Di Indonesia kita mengenal beberapa penanggalan. Mulai dari penanggalan kuno hingga penanggalan yang kita gunakan saat ini. Di negeri kita ada namanya tanggalan Jawa, tanggalan hijriah, dan tanggalan masehi. Masyarakat kini dari seluruh dunia menggunakan kalender masehi karena dianggap sebagai kalender internasional, termasuk negara kita tercinta, Indonesia juga menggunakan penanggalan masehi. Namun bukan berarti kalender jawa dan hijriah telah ditinggalkan. Kalender jawa dan kalender hijriah masih digunakan yakni dengan berdampingan dengan kalender masehi.
Apabila anda melihat kalender di rumah, anda akan melihat tiga bentuk penanggalan disana. Pertama, ada berupa angka numerik, yakni menandakan kalender masehi. Kedua, angka numerik dalam bahasa arab, yakni menandakan penanggalan hijriah. Dan terakhir, penulisan hari pasar (pon – wage – kliwon – legi – pahing), yakni menunjukan bahwa itu penggalan dari kalender jawa. Namun sebenarnya tidak semua kalender, berisikan tiga macam penanggalan. Kalender itu jenisnya macam-macam. Terkadang, dalam sebuah kalender hanya ada satu jenis penanggalan. Ada yang menggunakan dua penanggalan dan ada yang hingga ketiga-tiganya.
Sejarah Tanggalan Jawa
Pada tahun 1625 Masehi, penanggalan jawa mulai digunakan di daerah pulau Jawa. Sebelum kalender jawa masuk, orang-orang di pulau Jawa lebih dulu mengenal penanggalan saka. Penanggalan dari kalender saka ini didasarkan pada perhitungan bulan dan matahari. Asal dari kalender saka sendiri yakni dari India. Ketika jaman kerajaan mataram di saat Sultan Agung memerintah, beliau berniat menggunakan penanggalan kalender hijriah. Namun tanpa menghilangkan penanggalan yang telah ada sebelumnya. Adaptasi semacam ini dibutuhkan untuk menjaga kepentingan lokal. Di saat kalender hijriah memiliki tujuh hari, kalender jawa memiliki lima hari dalam penanggalannya.

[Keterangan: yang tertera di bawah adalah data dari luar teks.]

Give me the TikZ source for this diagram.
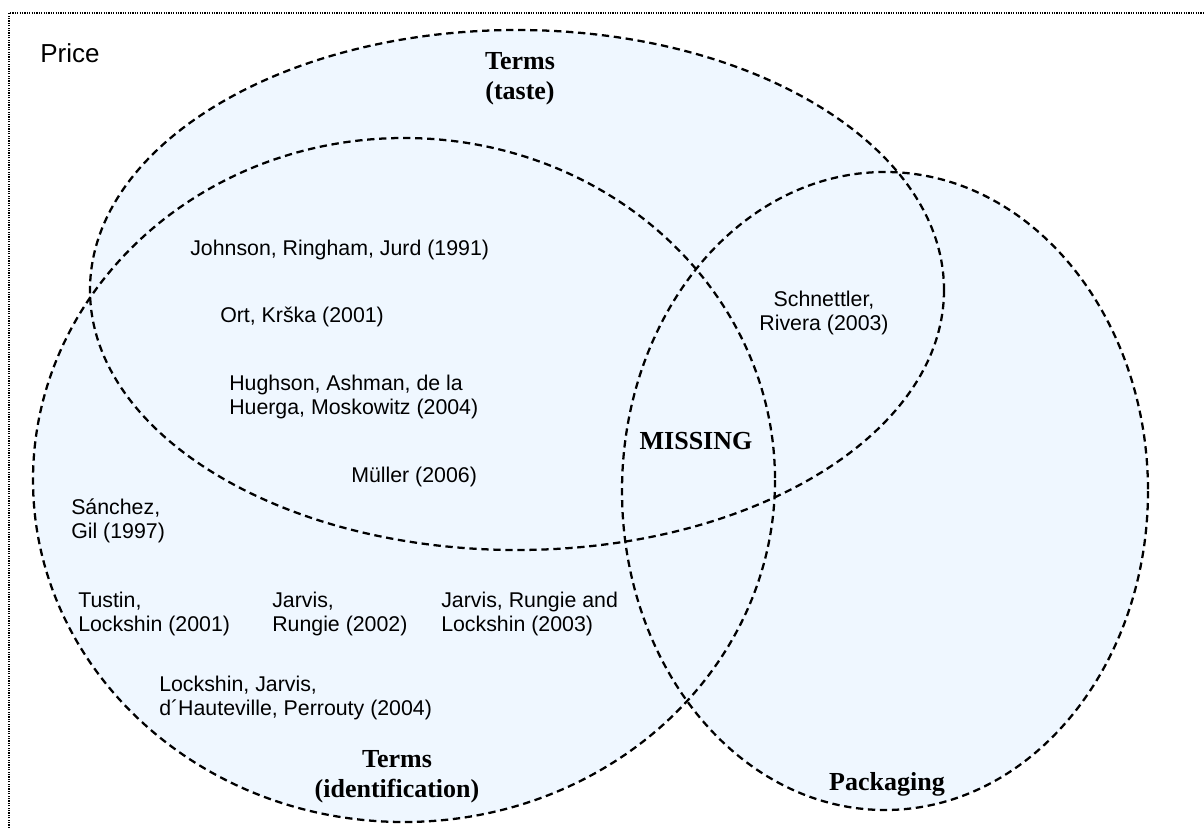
\documentclass[tikz,border=0pt]{standalone}
\usepackage{fontspec}
\setmainfont{Liberation Serif}
\setsansfont{Liberation Sans}
\definecolor{setblue}{RGB}{239,247,255}
\begin{document}
\begin{tikzpicture}[x=0.75pt,y=-0.75pt,
  setfill/.style={fill=setblue},
  setline/.style={draw=black,line width=1.7pt,dash pattern=on 5.5pt off 3.5pt},
  frame/.style={draw=black,line width=0.9pt,dash pattern=on 0.9pt off 0.9pt},
  author/.style={font=\sffamily\fontsize{16}{18}\selectfont,align=left,anchor=base west,inner sep=0pt},
  heading/.style={font=\bfseries\fontsize{19.5}{22.5}\selectfont,align=center,anchor=base,inner sep=0pt}]
\useasboundingbox (0,0) rectangle (1204,828);
\draw[frame] (9,828) |- (1204,13);
\fill[setfill] (517,290) ellipse [x radius=427,y radius=260];
\fill[setfill] (404,480) ellipse [x radius=371,y radius=342];
\fill[setfill] (885,491) ellipse [x radius=263,y radius=319];
\draw[setline] (517,290) ellipse [x radius=427,y radius=260];
\draw[setline] (404,480) ellipse [x radius=371,y radius=342];
\draw[setline] (885,491) ellipse [x radius=263,y radius=319];
\node[author,font=\sffamily\fontsize{19.5}{22.5}\selectfont] (price) at (40,62) {Price};
\node[heading] (taste) at (520,99) {Terms\\(taste)};
\node[heading] (ident) at (397,797) {Terms\\(identification)};
\node[heading] (pack) at (887,790) {Packaging};
\node[heading] (missing) at (696,449) {MISSING};
\node[author] (johnson) at (190,255) {Johnson, Ringham, Jurd (1991)};
\node[author] (ort) at (220,322) {Ort, Krška (2001)};
\node[author] (hughson) at (229,414) {Hughson, Ashman, de la\\Huerga, Moskowitz (2004)};
\node[author] (mueller) at (351,482) {Müller (2006)};
\node[author] (sanchez) at (71,538) {Sánchez,\\Gil (1997)};
\node[author] (tustin) at (78,631) {Tustin,\\Lockshin (2001)};
\node[author] (jarvis) at (272,631) {Jarvis,\\Rungie (2002)};
\node[author] (jarvis2) at (441,631) {Jarvis, Rungie and\\Lockshin (2003)};
\node[author] (lockshin) at (159,715) {Lockshin, Jarvis,\\d´Hauteville, Perrouty (2004)};
\node[author,align=center,anchor=base] (schnettler) at (824,330) {Schnettler,\\Rivera (2003)};
\end{tikzpicture}
\end{document}
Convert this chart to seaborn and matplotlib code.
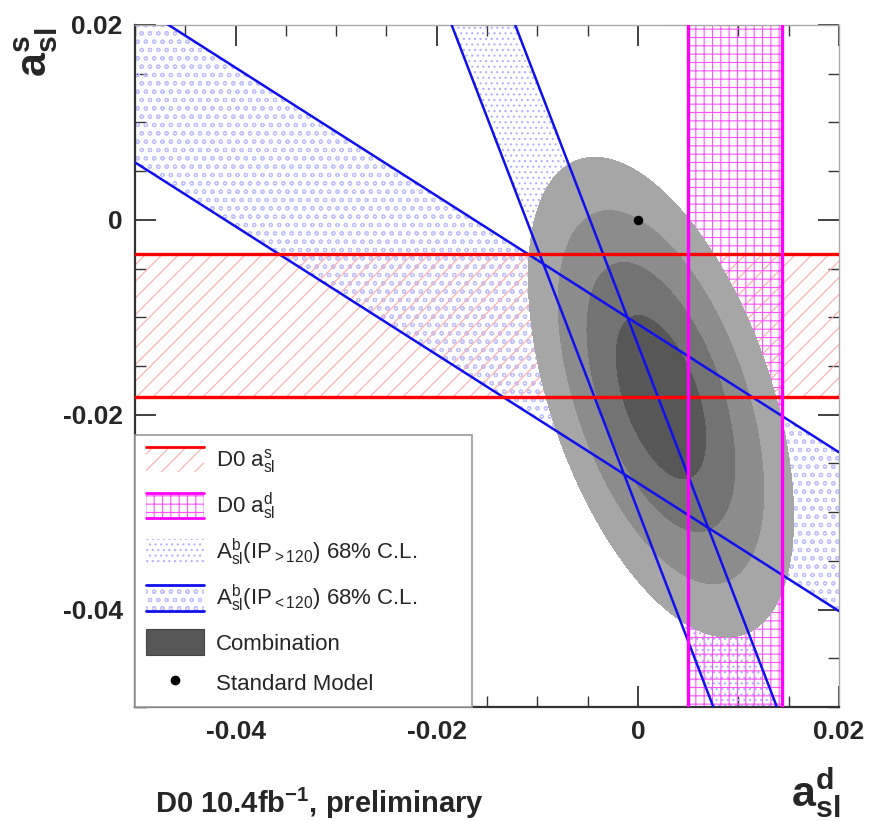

Kemudian tepat pada tahun 1633 Masehi, Sultan Agung secara resmi menggunakan penanggalan dari kalender jawa. Di dalam penanggalan jawa, satuan tahun bukanlah jangka terlama dalam skala perhitungan. Masih ada skala melebihi tahun yakni, lambang dan windu. Keduanya memiliki skala delapan tahun. Namun lambang hanya terbagi menjadi dua bagian, yakni langkir (8 tahun) dan kulawu (tahun). Sedangkan untuk windu, satuan ini terbagi menjadi empat bagian, yakni Adi (8 tahun), Kuntara (8 tahun), Sengara (8 tahun), dan Sancaya (8 tahun). Siklus lambang adalah 16 tahun dan untuk windu, siklus totalnya adalah 32 tahun.
Di dalam tanggalan jawa, satuan tahun juga memiliki pembagian tersendiri. Umur dari tiap tahun pun berbeda. Ada 8 macam tahun di dalam penanggalan jawa, yakni Alip (354 hari), Ehe (355 hari), Jimawal (354 hari), Je (355 hari), Dal (354 hari), Be (354 hari), Wawu (354 hari), dan Jumakir (355 hari). Kemudian untuk satuan bulan, kalender jawa memiliki 12 macam bulan, sama dengan kalender masehi dan kalender hijriah. mereka adalah Sura, Sapar, Mulud, Bakdamulud, Jumadil awal, Jumadil akhir, Rejeb, Ruwah, Pasa, Syawal, Sela, Besar.